Finantix CEO, Christine Ciriani, believes that many clients are unhappy with the digital experience offered by their private banks. 47% of HNWIs are demanding that their banks prioritise digital innovation and improve the overall customer experience.1
If these gaps are not bridged, all other things being equal, clients could end up leaving their banks for rivals that deliver superior technical and non-technical CX. In a report by Capgemini, 74% of respondents said they would consider products from automated advisers — or 94% of those who said at the beginning of the year they may even change their main wealth adviser in the coming year.2
The sector gets messier with the prospect of ‘Big Tech’ offering tools and bespoke financial products – suddenly things become frightening. These guys know a thing or two about customer experience and client ‘stickiness’. For a niche private bank, competing with the likes of Microsoft, Google, Amazon, and Alibaba could be a daunting prospect.3
Ironically, some wealth managers and private banks, whose brand is oriented around their exceptional client-centric service, do not apply the same principle to digitisation. Instead of viewing digitisation solely as a way to cut costs, banks must leverage digital technologies to improve their customer engagement and better service their clients’ needs.
So – how can wealth managers and private banks digitise their offering in a sensitive, thoughtful manner?
There are three things to consider:
- Focus on clients instead of costs
- Maintain the human aspect
- Implement ‘it’ end to end
Focus on clients instead of costs
An enhancement of the customer experience must incorporate input from the client. It is essential to remember that the fundamental purpose of digitalisation is not just cost efficiency, but to better service clients. The client must always be positioned at the forefront of the process and included in any plans to improve a wealth manager’s digital offering.
Some of the biggest benefits of technology are the opportunities for self-service and personalisation. HNWIs want to be able to access and manage their portfolio, while also getting tailored recommendations. Digital solutions speed up this process.
272 HNWI business owners from the UK, the US, Germany and India responded to a survey by wealth management think tank Scorpio Partnership. The results suggest that, from digital account opening (deemed important or very important by 74%) to direct access to their investments and performance reports (prioritised by 35%), HNWIs want the choice to self-serve.4
Data analysis is also crucial to ensure that product suggestions are tailored.
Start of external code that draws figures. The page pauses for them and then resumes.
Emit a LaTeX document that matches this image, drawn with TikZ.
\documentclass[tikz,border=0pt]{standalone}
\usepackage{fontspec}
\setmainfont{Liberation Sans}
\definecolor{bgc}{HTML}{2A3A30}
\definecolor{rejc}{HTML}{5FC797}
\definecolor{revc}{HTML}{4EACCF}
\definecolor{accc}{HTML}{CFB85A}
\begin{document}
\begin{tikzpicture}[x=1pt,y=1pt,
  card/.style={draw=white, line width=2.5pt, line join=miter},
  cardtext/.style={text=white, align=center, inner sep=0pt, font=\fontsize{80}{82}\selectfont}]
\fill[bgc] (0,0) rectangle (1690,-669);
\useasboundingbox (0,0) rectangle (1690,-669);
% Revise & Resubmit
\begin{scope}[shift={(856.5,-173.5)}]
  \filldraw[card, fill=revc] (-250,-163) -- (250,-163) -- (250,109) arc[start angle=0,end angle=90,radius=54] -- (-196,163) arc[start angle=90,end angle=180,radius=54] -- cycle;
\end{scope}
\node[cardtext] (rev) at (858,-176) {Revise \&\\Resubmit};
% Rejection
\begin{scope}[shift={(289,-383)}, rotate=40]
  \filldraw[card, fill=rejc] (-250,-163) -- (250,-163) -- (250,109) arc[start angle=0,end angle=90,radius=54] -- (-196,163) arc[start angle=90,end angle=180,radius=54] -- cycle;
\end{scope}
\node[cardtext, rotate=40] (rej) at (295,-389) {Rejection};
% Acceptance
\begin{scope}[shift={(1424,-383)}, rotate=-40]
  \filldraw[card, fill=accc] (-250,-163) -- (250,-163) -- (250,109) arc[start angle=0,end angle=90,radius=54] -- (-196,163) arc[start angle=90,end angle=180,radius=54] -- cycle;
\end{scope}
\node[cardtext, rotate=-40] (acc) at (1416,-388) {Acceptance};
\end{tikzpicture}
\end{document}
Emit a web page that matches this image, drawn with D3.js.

More than three quarters of clients say that if they were a CEO of a wealth management firm, they would prioritise investment in smarter client data analysis for more tailored advice.5 This poses a key question - what is the new role of the advisor?
Maintain the human aspect
Even with new digital platforms, clients will always want a human advisor to complement this service. Research shows that clients prefer a blended offering of online and interpersonal services – so digital wealth management needs to be a hybrid.
Technology should be used to increase cost efficiency and to allow clients to view their assets and investments online – but a trusted advisor is preferable for investment-oriented services that require more nuance. Success will be found by those who get the balance between automation and the human touch right, accurately understanding the advisory needs of their clients. This will also vary between clients, depending on factors such as their ability to pay for advice, their financial background, and the complexity of their financial arrangements.
Implement ‘it’ end to end
Most digital and customer experience projects focus on front office interactions, to smooth out processes and automate burdensome activities undertaken by relationship managers. The middle and back offices seem, in most cases, to be neglected.
Support functions should also be included in any digital transformation initiative. Having a common data set and access to ‘one version of the truth’ improves interactions between the customer and not only the sales and relationship teams but also Compliance, Risk, Finance and Operations teams.
Consider looking at other industries that have successfully implemented omni-channel customer experience strategies.
Important points to be taken away from this discussion:
- Clients must be at the centre of the decision-making process so that they can benefit more from what is delivered.
- Research suggests personalisation and self-service are a priority.
- Human interaction must not be neglected – look at the demographics of your ‘book’.
- Support functions should be included in any digital transformation.